Install it locally or try the browser demo — no signup, no credit card, no email gate.
Related reads: Why Your Data Should Stay on Your Laptop for the local-first argument in depth, Polars vs Pandas in 2026 if you’re curious about the engine, and Demystifying Delta Lake for the table format that powers the catalog.
Frequently asked questions
- Why are people leaving Alteryx?
- Two reasons: cost and lock-in. Per-seat licensing for Designer plus Server plus add-ons routinely runs into five and six figures per team per year, and the .yxmd file format is proprietary.

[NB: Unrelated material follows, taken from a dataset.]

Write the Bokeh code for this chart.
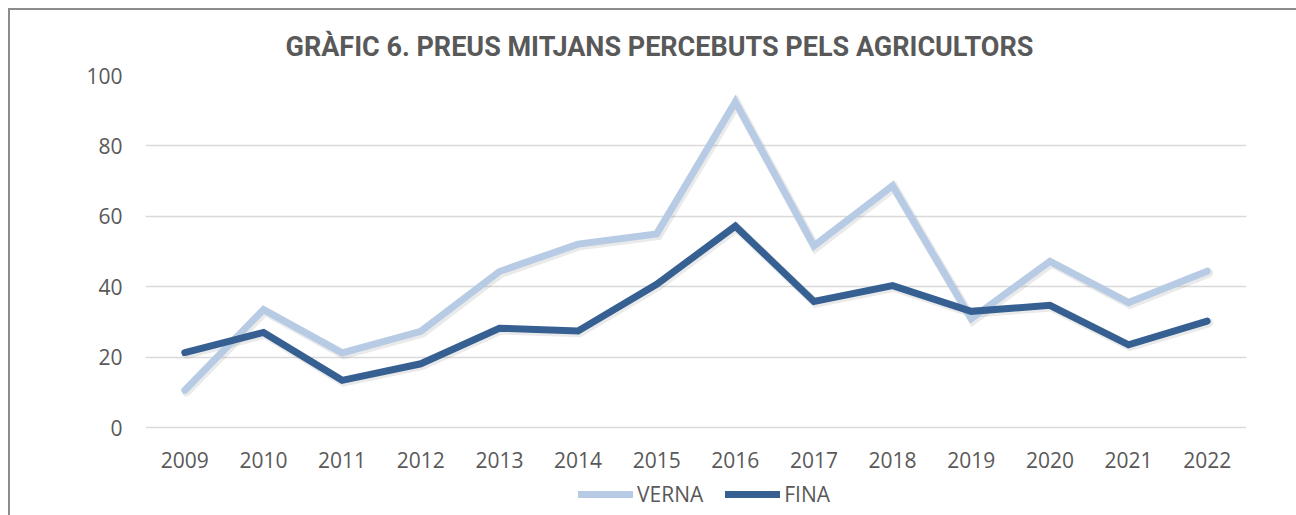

Open-source alternatives have closed enough of the feature gap that the math has shifted for most teams.
- What's the closest open-source equivalent to Alteryx Designer?
- There isn't a single perfect drop-in. Flowfile is the closest in shape (visual canvas, 30+ nodes, local-first). KNIME has the longest feature list and the deepest stats node library. Apache Hop is the most server-and-orchestration-focused. Which one fits depends on which Alteryx features you actually use.
- Can I migrate my .yxmd workflows automatically?
- No tool offers a clean automated migration today. The visual concepts translate directly — input → filter → join → output looks the same in any visual ETL tool — but each node usually needs to be rebuilt by hand. Expect to rebuild rather than convert.
- What about for non-technical users?
- This is where Flowfile and KNIME stand out. Both are designed for analysts, not just engineers. Apache Hop and Airbyte are aimed at data engineers and have a steeper learning curve.
- Do any of these run locally without a server?
- Yes. Flowfile and KNIME both have first-class local-only modes — install on a laptop, run pipelines against local files, no server required. That alone is often the deciding factor for analysts who used Alteryx Designer the same way.